Repeat the data that follows, word for word, without the images.
--- Begin ---
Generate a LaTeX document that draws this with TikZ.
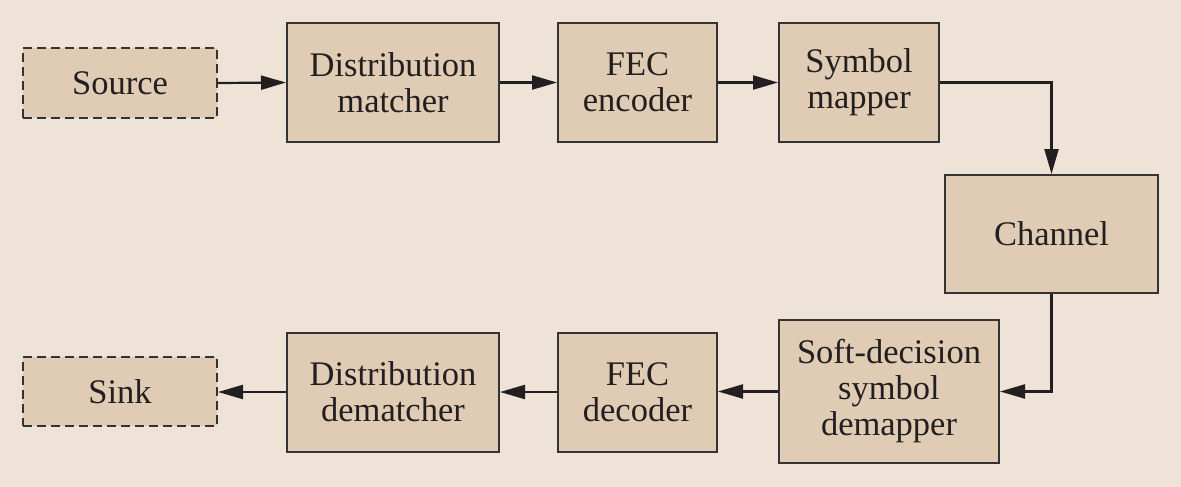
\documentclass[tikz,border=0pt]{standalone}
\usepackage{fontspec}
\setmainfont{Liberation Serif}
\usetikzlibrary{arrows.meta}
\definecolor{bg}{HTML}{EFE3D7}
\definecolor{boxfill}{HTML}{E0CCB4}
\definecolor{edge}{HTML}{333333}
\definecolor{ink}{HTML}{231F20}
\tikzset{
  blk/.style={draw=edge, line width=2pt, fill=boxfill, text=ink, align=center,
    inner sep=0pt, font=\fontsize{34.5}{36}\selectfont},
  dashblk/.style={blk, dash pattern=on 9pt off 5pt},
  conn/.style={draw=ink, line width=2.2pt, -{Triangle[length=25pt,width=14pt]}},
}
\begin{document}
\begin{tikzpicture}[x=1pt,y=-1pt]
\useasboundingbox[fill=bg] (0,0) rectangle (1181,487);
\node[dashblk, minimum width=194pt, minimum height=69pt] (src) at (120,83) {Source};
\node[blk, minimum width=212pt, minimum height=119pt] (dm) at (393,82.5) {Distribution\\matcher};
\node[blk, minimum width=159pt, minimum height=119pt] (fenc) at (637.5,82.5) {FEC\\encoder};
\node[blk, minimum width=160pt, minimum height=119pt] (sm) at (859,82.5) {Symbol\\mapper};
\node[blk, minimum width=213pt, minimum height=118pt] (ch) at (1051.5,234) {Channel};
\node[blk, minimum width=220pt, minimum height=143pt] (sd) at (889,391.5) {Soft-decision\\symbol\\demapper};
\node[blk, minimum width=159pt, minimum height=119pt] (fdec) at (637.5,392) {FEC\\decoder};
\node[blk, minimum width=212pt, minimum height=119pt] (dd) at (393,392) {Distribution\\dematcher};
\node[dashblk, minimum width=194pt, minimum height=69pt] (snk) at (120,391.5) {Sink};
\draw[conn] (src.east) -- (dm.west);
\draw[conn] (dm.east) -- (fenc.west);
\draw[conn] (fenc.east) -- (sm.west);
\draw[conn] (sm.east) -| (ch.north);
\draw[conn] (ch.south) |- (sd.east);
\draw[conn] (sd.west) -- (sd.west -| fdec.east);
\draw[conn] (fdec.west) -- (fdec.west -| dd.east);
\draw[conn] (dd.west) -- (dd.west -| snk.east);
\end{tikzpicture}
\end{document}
--- End ---
## FULL RESPONSE
Generate a LaTeX document that draws this with TikZ.
\documentclass[tikz,border=0pt]{standalone}
\usepackage{fontspec}
\setmainfont{Liberation Serif}
\usetikzlibrary{arrows.meta}
\definecolor{bg}{HTML}{EFE3D7}
\definecolor{boxfill}{HTML}{E0CCB4}
\definecolor{edge}{HTML}{333333}
\definecolor{ink}{HTML}{231F20}
\tikzset{
  blk/.style={draw=edge, line width=2pt, fill=boxfill, text=ink, align=center,
    inner sep=0pt, font=\fontsize{34.5}{36}\selectfont},
  dashblk/.style={blk, dash pattern=on 9pt off 5pt},
  conn/.style={draw=ink, line width=2.2pt, -{Triangle[length=25pt,width=14pt]}},
}
\begin{document}
\begin{tikzpicture}[x=1pt,y=-1pt]
\useasboundingbox[fill=bg] (0,0) rectangle (1181,487);
\node[dashblk, minimum width=194pt, minimum height=69pt] (src) at (120,83) {Source};
\node[blk, minimum width=212pt, minimum height=119pt] (dm) at (393,82.5) {Distribution\\matcher};
\node[blk, minimum width=159pt, minimum height=119pt] (fenc) at (637.5,82.5) {FEC\\encoder};
\node[blk, minimum width=160pt, minimum height=119pt] (sm) at (859,82.5) {Symbol\\mapper};
\node[blk, minimum width=213pt, minimum height=118pt] (ch) at (1051.5,234) {Channel};
\node[blk, minimum width=220pt, minimum height=143pt] (sd) at (889,391.5) {Soft-decision\\symbol\\demapper};
\node[blk, minimum width=159pt, minimum height=119pt] (fdec) at (637.5,392) {FEC\\decoder};
\node[blk, minimum width=212pt, minimum height=119pt] (dd) at (393,392) {Distribution\\dematcher};
\node[dashblk, minimum width=194pt, minimum height=69pt] (snk) at (120,391.5) {Sink};
\draw[conn] (src.east) -- (dm.west);
\draw[conn] (dm.east) -- (fenc.west);
\draw[conn] (fenc.east) -- (sm.west);
\draw[conn] (sm.east) -| (ch.north);
\draw[conn] (ch.south) |- (sd.east);
\draw[conn] (sd.west) -- (sd.west -| fdec.east);
\draw[conn] (fdec.west) -- (fdec.west -| dd.east);
\draw[conn] (dd.west) -- (dd.west -| snk.east);
\end{tikzpicture}
\end{document}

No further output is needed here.